On Thursday, NASA handed the world's most traveled space shuttle over to the Smithsonian. Visitors won't be able to walk its decks, but they will be able to experience the shuttle's interior through interactive images.
AP Photo/Smithsonian Institution via NASA, Carolyn Russo
The U.S. Marine Drum and Bugle Corps, astronauts including former Sen. John Glenn and several thousand visitors with American flags greeted Discovery. It will retire as an artifact representing the 30-year shuttle program.
Curator Valerie Neal said Discovery will be displayed as if it just landed, with its large payload bay doors closed. Some of its side panels are worn and discolored, and tiles on its underbelly show streaks from the flames of re-entry to the atmosphere.
The top question museum visitors have been asking is whether they will be able to walk inside Discovery or see the flight deck, Neal said.
"We don't permit that here because we treat all of the aircraft and spacecraft as artifacts, not as exhibit props," she said.

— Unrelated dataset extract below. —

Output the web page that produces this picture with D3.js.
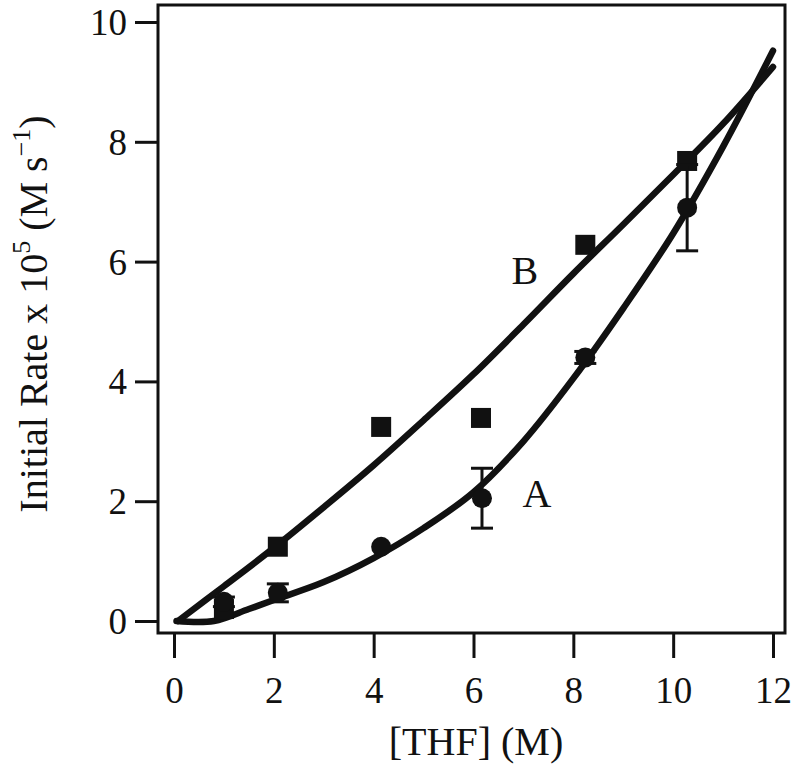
<!DOCTYPE html>
<html>
<head>
<meta charset="utf-8">
<script src="https://cdn.jsdelivr.net/npm/d3@7"></script>
<style>
  html, body { margin: 0; padding: 0; background: #fff; }
  svg { display: block; }
  text { font-family: "Liberation Serif", "Times New Roman", serif; fill: #111; }
</style>
</head>
<body>
<svg id="chart" width="792" height="764"></svg>
<script>
// ---- data ----
const xTicks = [0, 2, 4, 6, 8, 10, 12];
const yTicks = [0, 2, 4, 6, 8, 10];

// Series A (circles) measured points and error bars
const aX   = [1.0, 2.08, 4.15, 6.17, 8.24, 10.28];
const aY   = [0.32, 0.47, 1.24, 2.05, 4.40, 6.90];
const aErr = [0.08, 0.15, 0.0, 0.50, 0.10, 0.72];

// Series B (squares) measured points
const bX = [1.0, 2.08, 4.15, 6.15, 8.24, 10.28];
const bY = [0.20, 1.24, 3.24, 3.39, 6.28, 7.68];

// Fitted curve A
const fitAX = [0.05, 0.8, 1.5, 2.0, 3.0, 4.0, 5.0, 6.0, 7.0, 8.0, 9.0, 10.0, 11.0, 12.0];
const fitAY = [0.0, 0.0, 0.2, 0.35, 0.65, 1.05, 1.55, 2.15, 3.0, 4.05, 5.22, 6.47, 7.92, 9.52];

// Fitted curve B
const fitBX = [0.08, 1.0, 2.0, 3.0, 4.0, 5.0, 6.0, 7.0, 8.0, 9.0, 10.0, 11.0, 12.0];
const fitBY = [0.0, 0.58, 1.22, 1.9, 2.6, 3.35, 4.12, 4.95, 5.8, 6.62, 7.45, 8.3, 9.25];

const curveLabels = ["A", "B"];
const labelX = [7.27, 7.03];
const labelY = [1.9, 5.62];

const xTitle = "[THF] (M)";

// ---- drawing ----
const svg = d3.select("#chart");
const x = d3.scaleLinear().domain([0, 12]).range([174, 773]);
const y = d3.scaleLinear().domain([0, 10]).range([621, 22]);

const frameL = 158, frameR = 785, frameT = 5, frameB = 633;

// frame
svg.append("rect")
  .attr("x", frameL).attr("y", frameT)
  .attr("width", frameR - frameL).attr("height", frameB - frameT)
  .attr("fill", "none").attr("stroke", "#111").attr("stroke-width", 3);

// x axis
const xAxis = svg.append("g").attr("transform", `translate(0,${frameB})`)
  .call(d3.axisBottom(x).tickValues(xTicks).tickSize(25).tickSizeOuter(0).tickFormat(d3.format("d")));
xAxis.select(".domain").remove();
xAxis.selectAll(".tick line").attr("stroke", "#111").attr("stroke-width", 3);
xAxis.selectAll(".tick text")
  .attr("y", 70).attr("dy", null)
  .style("font-family", '"Liberation Serif", serif')
  .style("font-size", "37px").attr("fill", "#111");

// y axis
const yAxis = svg.append("g").attr("transform", `translate(${frameL},0)`)
  .call(d3.axisLeft(y).tickValues(yTicks).tickSize(23).tickSizeOuter(0).tickFormat(d3.format("d")));
yAxis.select(".domain").remove();
yAxis.selectAll(".tick line").attr("stroke", "#111").attr("stroke-width", 3);
yAxis.selectAll(".tick text")
  .attr("x", -31).attr("dy", "0.34em")
  .style("font-family", '"Liberation Serif", serif')
  .style("font-size", "37px").attr("fill", "#111");

// axis titles
svg.append("text")
  .attr("x", 476).attr("y", 755)
  .attr("text-anchor", "middle")
  .style("font-size", "40px")
  .text(xTitle);

const yt = svg.append("text")
  .attr("transform", "translate(47,314) rotate(-90)")
  .attr("text-anchor", "middle")
  .style("font-size", "40px");
yt.append("tspan").text("Initial Rate x 10");
yt.append("tspan").attr("dy", -17).style("font-size", "26px").text("5");
yt.append("tspan").attr("dy", 17).text(" (M s");
yt.append("tspan").attr("dy", -17).style("font-size", "26px").text("\u22121");
yt.append("tspan").attr("dy", 17).text(")");

// fitted curves
const line = d3.line().x(d => x(d[0])).y(d => y(d[1])).curve(d3.curveCatmullRom.alpha(0.5));
const fitA = fitAX.map((v, i) => [v, fitAY[i]]);
const fitB = fitBX.map((v, i) => [v, fitBY[i]]);
[fitA, fitB].forEach(pts => {
  svg.append("path").datum(pts)
    .attr("d", line)
    .attr("fill", "none").attr("stroke", "#111")
    .attr("stroke-width", 6.5).attr("stroke-linejoin", "round").attr("stroke-linecap", "round");
});

// squares (B)
const sq = 20;
svg.append("g").selectAll("rect").data(bX.map((v, i) => [v, bY[i]])).join("rect")
  .attr("x", d => x(d[0]) - sq / 2).attr("y", d => y(d[1]) - sq / 2)
  .attr("width", sq).attr("height", sq).attr("fill", "#111");

// error bars (A)
const aPts = aX.map((v, i) => ({ x: v, y: aY[i], e: aErr[i] }));
const eb = svg.append("g").attr("stroke", "#111").attr("stroke-width", 3);
aPts.filter(d => d.e > 0).forEach(d => {
  eb.append("line").attr("x1", x(d.x)).attr("x2", x(d.x)).attr("y1", y(d.y - d.e)).attr("y2", y(d.y + d.e));
  [d.y - d.e, d.y + d.e].forEach(v => {
    eb.append("line").attr("x1", x(d.x) - 11).attr("x2", x(d.x) + 11).attr("y1", y(v)).attr("y2", y(v));
  });
});

// circles (A)
svg.append("g").selectAll("circle").data(aPts).join("circle")
  .attr("cx", d => x(d.x)).attr("cy", d => y(d.y)).attr("r", 10).attr("fill", "#111");

// curve labels
svg.append("g").selectAll("text").data(curveLabels).join("text")
  .attr("x", (d, i) => x(labelX[i])).attr("y", (d, i) => y(labelY[i]))
  .attr("text-anchor", "middle")
  .style("font-size", "40px")
  .text(d => d);
</script>
</body>
</html>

Allowing people to walk inside would require cutting a bigger hatch, which would damage it.
Instead, the museum has created 360-degree interactive pictures of Discovery's flight deck and mid deck. Soon there will also be images of the payload bay accessible at kiosks near the Discovery display. That will allow visitors to have a view from the commander's seat and then float through compartments to explore the shuttle. A companion exhibit at the museum on the National Mall will include a model of Discovery's mid deck, where visitors can climb inside and see a shuttle toilet (think vacuum cleaner) and other features.